Found this sketch on Wikipedia

Might be right up your alley... good luck!

RE: Mechanical water heater

As for your question about using the hydraulics, technically, it shouldn't be a problem, but I think you will have a hard time implementing it.  The fluid is normally intended to carry heat away when it passes over restrictor plates or valves and such.  The heat increase would come from using a relief valve, but the problem you might have is the time it takes to overcome the thermal inertia of heating up all of your hydraulic fluid to the needed temperature.  Plus, you would probably want to bypass the hydraulic heat exchanger to let the fluid get warm enough for you to extract heat for the diver.  And that could be something which causes bigger problems than the original issue.  

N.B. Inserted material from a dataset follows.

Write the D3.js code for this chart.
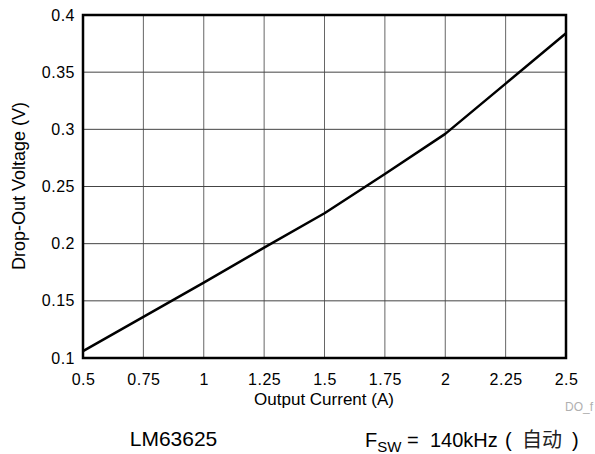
<!DOCTYPE html>
<html><head><meta charset="utf-8">
<script src="https://cdn.jsdelivr.net/npm/d3@7"></script>
<style>body{margin:0;background:#fff}svg{display:block}text{font-family:"Liberation Sans",Arial,Helvetica,sans-serif}</style>
</head><body>
<script>
const current = [0.5, 0.75, 1.0, 1.25, 1.5, 1.75, 2.0, 2.25, 2.5];
const dropout = [0.106, 0.136, 0.166, 0.1965, 0.2266, 0.261, 0.296, 0.340, 0.384];
const xTicks = [0.5, 0.75, 1, 1.25, 1.5, 1.75, 2, 2.25, 2.5];
const xTickLabels = ["0.5", "0.75", "1", "1.25", "1.5", "1.75", "2", "2.25", "2.5"];
const yTicks = [0.1, 0.15, 0.2, 0.25, 0.3, 0.35, 0.4];
const yTickLabels = ["0.1", "0.15", "0.2", "0.25", "0.3", "0.35", "0.4"];

const W = 595, H = 454;
const L = 83, R = 566, T = 15, B = 358;
const svg = d3.select("body").append("svg").attr("width", W).attr("height", H);
const x = d3.scaleLinear().domain([0.5, 2.5]).range([L, R]);
const y = d3.scaleLinear().domain([0.1, 0.4]).range([B, T]);
const ff = '"Liberation Sans",Arial,sans-serif';

// grid
svg.append("g").selectAll("line").data(xTicks).join("line")
  .attr("x1", d => x(d)).attr("x2", d => x(d)).attr("y1", T).attr("y2", B)
  .attr("stroke", "#666").attr("stroke-width", 1);
svg.append("g").selectAll("line").data(yTicks).join("line")
  .attr("y1", d => y(d)).attr("y2", d => y(d)).attr("x1", L).attr("x2", R)
  .attr("stroke", "#444").attr("stroke-width", 1);

// axes (labels only)
const xAxis = d3.axisBottom(x).tickValues(xTicks).tickSize(0).tickPadding(0)
  .tickFormat((d, i) => xTickLabels[i]);
const gx = svg.append("g").attr("transform", `translate(0,${B})`).call(xAxis);
gx.select(".domain").remove();
gx.selectAll("text").attr("y", 27).attr("dy", null).attr("font-size", 16)
  .attr("letter-spacing", 0.5).attr("fill", "#000").style("font-family", ff);

const yAxis = d3.axisLeft(y).tickValues(yTicks).tickSize(0).tickPadding(8)
  .tickFormat((d, i) => yTickLabels[i]);
const gy = svg.append("g").attr("transform", `translate(${L},0)`).call(yAxis);
gy.select(".domain").remove();
gy.selectAll("text").attr("font-size", 16).attr("letter-spacing", 0.5)
  .attr("fill", "#000").style("font-family", ff);

// line
svg.append("path").datum(current.map((c, i) => [c, dropout[i]]))
  .attr("d", d3.line().x(d => x(d[0])).y(d => y(d[1])))
  .attr("fill", "none").attr("stroke", "#000").attr("stroke-width", 2.5)
  .attr("stroke-linejoin", "round");

// frame
svg.append("rect").attr("x", L).attr("y", T).attr("width", R - L).attr("height", B - T)
  .attr("fill", "none").attr("stroke", "#000").attr("stroke-width", 2.5);

// titles
svg.append("text").attr("x", 324).attr("y", 404.5).attr("text-anchor", "middle")
  .attr("font-size", 17).text("Output Current (A)");
svg.append("text").attr("transform", `translate(25,186) rotate(-90)`)
  .attr("text-anchor", "middle").attr("font-size", 18).text("Drop-Out Voltage (V)");
svg.append("text").attr("x", 593).attr("y", 411).attr("text-anchor", "end")
  .attr("font-size", 12).attr("fill", "#b0b0b0").text("DO_f");
svg.append("text").attr("x", 173.5).attr("y", 446).attr("text-anchor", "middle")
  .attr("font-size", 21).text("LM63625");
const f = svg.append("text").attr("y", 447).attr("font-size", 20);
f.append("tspan").attr("x", 365).text("F");
f.append("tspan").attr("font-size", 15).attr("dy", 4.5).text("SW");
f.append("tspan").attr("x", 407).attr("dy", -4.5).text("=");
f.append("tspan").attr("x", 430).text("140kHz");
f.append("tspan").attr("x", 505).text("(");
f.append("tspan").attr("x", 522).attr("fill", "#222")
  .style("font-family", '"Noto Sans CJK SC",sans-serif').attr("font-size", 20).text("自动");
f.append("tspan").attr("x", 572).text(")");
</script>
</body></html>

Hydraulic systems try to keep fluid cool.  It seems that this might end up being a balancing act which keeps you dancing on the razor's edge between keeping it warm enough to heat the water, but also trying to keep the hydraulic fluid from overheating.  

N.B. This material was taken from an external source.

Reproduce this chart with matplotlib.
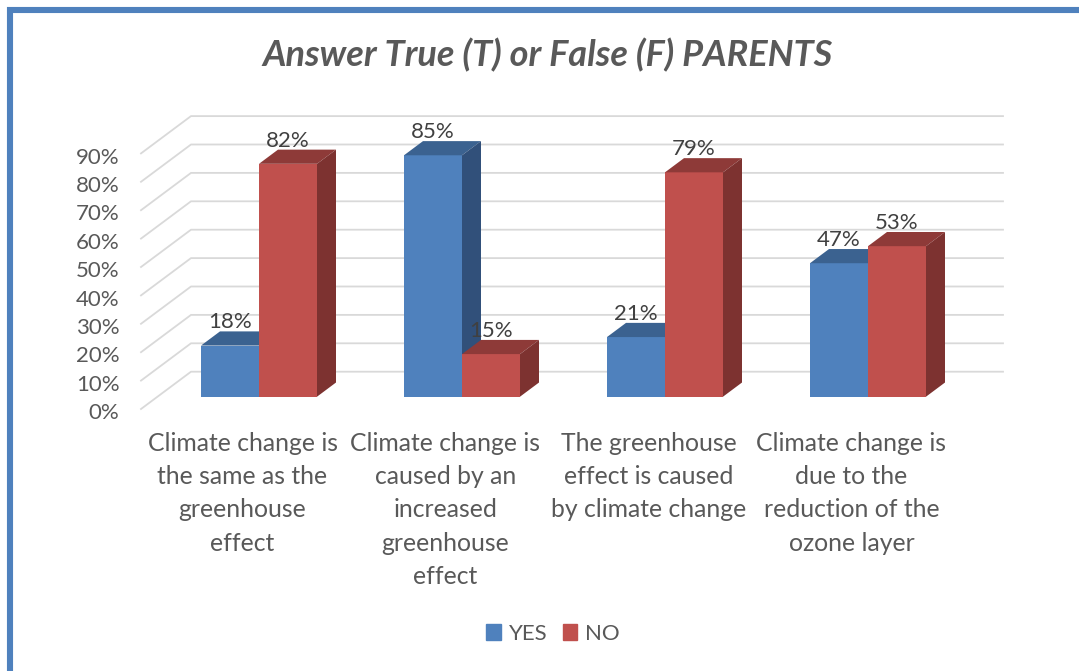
import matplotlib
matplotlib.use('Agg')
import matplotlib.pyplot as plt
from matplotlib.patches import Patch, Rectangle
from matplotlib.transforms import ScaledTranslation

plt.rcParams['font.family'] = ['Lato', 'DejaVu Sans']

categories = [
    'Climate change is\nthe same as the\ngreenhouse\neffect',
    'Climate change is\ncaused by an\nincreased\ngreenhouse\neffect',
    'The greenhouse\neffect is caused\nby climate change',
    'Climate change is\ndue to the\nreduction of the\nozone layer',
]
yes_values = [18, 85, 21, 47]
no_values = [82, 15, 79, 53]
y_ticks = [0, 10, 20, 30, 40, 50, 60, 70, 80, 90]

W, H = 1079, 671
GREY = '#595959'
GRID = '#d9d9d9'

fig = plt.figure(figsize=(W / 100, H / 100), dpi=100, facecolor='white')
ax = fig.add_axes([141 / W, 1 - 409 / H, 812 / W, 255.6 / H])
ax.set_xlim(-0.5, 3.5)
ax.set_ylim(0, 90)

# fake 3d: depth 1 is the back wall, in data units
depth_x = 50 / 203
depth_y = 37.3 / 2.84
bar_front = 0.33
bar_back = 0.71
bar_w = 58 / 203


def shifted(x, y, d):
    return x + depth_x * d, y + depth_y * d


# gridlines, side wall then back wall
for v in y_ticks:
    x0, y0 = shifted(-0.5, v, 0)
    x1, y1 = shifted(-0.5, v, 1)
    x2, y2 = shifted(3.5, v, 1)
    ax.plot([x0, x1, x2], [y0, y1, y2], color=GRID, lw=1.3, clip_on=False, zorder=1)


def draw_bar(x, value, front, top, side, z):
    fx, base = shifted(x, 0, bar_front)
    bx, back_base = shifted(x, 0, bar_back)
    dx = bx - fx
    dy = back_base - base
    left = fx
    right = fx + bar_w
    peak = base + value
    ax.bar(left, value, bar_w, bottom=base, align='edge', color=front, clip_on=False, zorder=z)
    ax.fill([left, right, right + dx, left + dx], [peak, peak, peak + dy, peak + dy],
            color=top, lw=0, clip_on=False, zorder=z)
    ax.fill([right, right + dx, right + dx, right], [base, base + dy, peak + dy, peak],
            color=side, lw=0, clip_on=False, zorder=z)
    # value label
    ax.text(left + bar_w / 2, peak + dy + 3.2, f'{value}%', ha='center', va='center',
            fontsize=16, color='#404040', zorder=10)


for i in range(len(categories)):
    draw_bar(i - bar_w, yes_values[i], '#4f81bd', '#3b6290', '#31507a', 2 + i * 2)
    draw_bar(i, no_values[i], '#c0504d', '#8e3a38', '#7d3230', 3 + i * 2)

ax.set_xticks(range(len(categories)))
ax.set_xticklabels(categories, fontsize=17.8, color=GREY, linespacing=1.54)
ax.set_yticks(y_ticks)
ax.set_yticklabels([f'{v}%' for v in y_ticks], fontsize=16, color=GREY)
ax.tick_params(axis='x', length=0, pad=16.5)
ax.tick_params(axis='y', length=0, pad=15.5)
# y labels sit a little under their lines
nudge = ScaledTranslation(0, -1.6 / 72, fig.dpi_scale_trans)
for label in ax.get_yticklabels():
    label.set_transform(label.get_transform() + nudge)
for s in ax.spines.values():
    s.set_visible(False)

fig.text(548 / W, 1 - 55 / H, 'Answer True (T) or False (F) PARENTS', ha='center', va='center',
         fontsize=26, fontweight='bold', fontstyle='italic', color=GREY)

ax.legend(handles=[Patch(color='#4f81bd', label='YES'), Patch(color='#c0504d', label='NO')],
          loc='center', bbox_to_anchor=(553 / W, 1 - 634 / H), bbox_transform=fig.transFigure,
          ncols=2, frameon=False, fontsize=16, labelcolor=GREY,
          handlelength=0.66, handleheight=0.7, handletextpad=0.35, columnspacing=0.7)

# blue frame, runs off the right and bottom of the picture
fig.add_artist(Rectangle((10 / W, -0.1), 1.2, 1.1 - 10 / H, transform=fig.transFigure,
                         fill=False, ec='#4f81bd', lw=4.4))

fig.savefig('out.png', dpi=100)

Interesting problem, though.   

Engineering is not the science behind building.  It is the science behind not building.   

RE: Mechanical water heater

Thanks Etex, you've brought home an obvious point to me:

If I want water at 43C then we know the oil must be at least this temperature (actually it will be more - some thermal gradient is needed) when it leaves my heat exchange.

So I must consider how well my hydraulic circuit will behave at this sort of temperature. The resovoir, pump, ducting, etc will all need be kept insulated at a bit better than 43C lest I WASTE energy by letting it cool other than into my water.

When the 43C oil passes my point of restriction it will get hotter and should go next to the heat exchange.

Somebody mentioned water brakes above. And I started this thread thinking about a torque converter. These would be ways of generating heat after putting power through a hydraulic motor;  the larger hydraulic circuit of the poerpack would remain unheated.

But so much more gear! Just heating the main circuit could be so simple if the circuit didn't mind. I'm guessing it would need to operate at about 48C. I don't know enough about hydraulics yet but I'm going to drive a mechanic mad with this stuff real soon.

RE: Mechanical water heater


You may drive a mechanic mad very soon, but eventually, implementation of your planned arrangements will likely give you much more distress.  I wish you well, but I very much doubt the practicality of your ideas.

Valuable advice from a professor many years ago:  First, design for graceful failure.  Everything we build will eventually fail, so we must strive to avoid injuries or secondary damage when that failure occurs.  Only then can practicality and economics be properly considered.